Your desire to save energy, while laudable, is probably misplaced. A lot of the effort that goes into modern microprocessor design is trying to get more done with less energy, like shutting off parts of the front end when there's no work to do, and future designs will only get more creative in finding ways to save power.

In light of these efforts, there's probably not a lot more you can do under program control. In fact, programmatically selecting cores to be on or off seems an unnecessarily brute force approach, and is not likely to improve over the dynamic hardware measures built in.

Valued Contributor I
Hardware and OS will do that automatically for you. Just do not load those cores (affinitize your threads to a subset of available cores, in Windows you can do that from Task Manager for any application).
Black Belt

Any approach you choose now will apply to current platform archetecture. With the newer processors having variable speed stepping the best technique may have to wait for an OS update (or driver for OS).

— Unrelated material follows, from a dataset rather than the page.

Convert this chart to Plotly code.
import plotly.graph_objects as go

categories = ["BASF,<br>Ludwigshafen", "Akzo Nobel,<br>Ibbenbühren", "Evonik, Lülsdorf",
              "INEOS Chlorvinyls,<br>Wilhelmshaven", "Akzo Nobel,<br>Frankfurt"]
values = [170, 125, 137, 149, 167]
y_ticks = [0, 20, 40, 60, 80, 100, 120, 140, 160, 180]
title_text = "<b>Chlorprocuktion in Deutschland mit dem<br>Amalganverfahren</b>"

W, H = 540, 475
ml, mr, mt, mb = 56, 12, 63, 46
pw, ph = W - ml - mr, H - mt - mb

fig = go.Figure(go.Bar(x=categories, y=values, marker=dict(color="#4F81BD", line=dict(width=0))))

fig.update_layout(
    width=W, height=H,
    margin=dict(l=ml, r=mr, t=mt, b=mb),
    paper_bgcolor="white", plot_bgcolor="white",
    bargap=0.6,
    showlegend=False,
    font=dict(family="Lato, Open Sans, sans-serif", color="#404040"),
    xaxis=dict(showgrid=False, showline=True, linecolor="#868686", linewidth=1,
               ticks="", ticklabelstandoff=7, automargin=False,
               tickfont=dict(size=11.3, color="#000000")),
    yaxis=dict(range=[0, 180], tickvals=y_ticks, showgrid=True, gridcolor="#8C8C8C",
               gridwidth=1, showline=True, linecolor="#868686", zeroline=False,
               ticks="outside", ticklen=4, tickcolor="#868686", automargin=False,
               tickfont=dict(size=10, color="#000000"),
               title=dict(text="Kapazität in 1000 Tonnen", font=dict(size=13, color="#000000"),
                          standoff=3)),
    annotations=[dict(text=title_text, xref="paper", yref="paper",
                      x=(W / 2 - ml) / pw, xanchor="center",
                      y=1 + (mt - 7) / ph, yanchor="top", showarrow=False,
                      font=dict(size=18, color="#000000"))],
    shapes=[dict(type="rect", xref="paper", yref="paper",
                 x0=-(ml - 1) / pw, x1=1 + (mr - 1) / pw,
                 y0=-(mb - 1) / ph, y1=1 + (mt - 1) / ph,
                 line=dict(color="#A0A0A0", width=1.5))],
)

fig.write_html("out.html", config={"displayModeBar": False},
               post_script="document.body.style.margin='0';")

Another indirect way is to write a small console app that accepts as a command line argument the processor number to inerfere with. This program sets its affinity to that processor and then sits in a loop executing _mm_pause(); Although this app will be constantly running (until you terminate it) it will be running in a low power state (except for some processors). You may want to increase the priority of this app. The idea is to shove the real apps to a different core. This is similar to what Dmitriy suggested in that you are attempting to avoid use of certain cores.

Jim Dempsey

Black Belt

If you are running with a library such as OpenMP or TBB, you have available environment variables to request execution on specific cores. This unloads the other cores, permitting the hardware power saving features to kick in. Current operating systems are better than older ones at maintaining execution locality without programmer hints; for example, Windows 7 ought to show improvement over older versions.

If you are trying to save power, you will be using your BIOS options to disable HyperThreading and Turbo mode.

Valued Contributor I

If you goal is to completely disable a subset of cores, then you can disable them at OS boost.

On Windows you can set 'numproc' option in boost configuration. To get maximum power savings you can set 'onecpu' option (I suspect OS uses special optimized single-threaded kernel in such case).

Google by "bcdedit numproc".

I am sure Linux has similar boot options.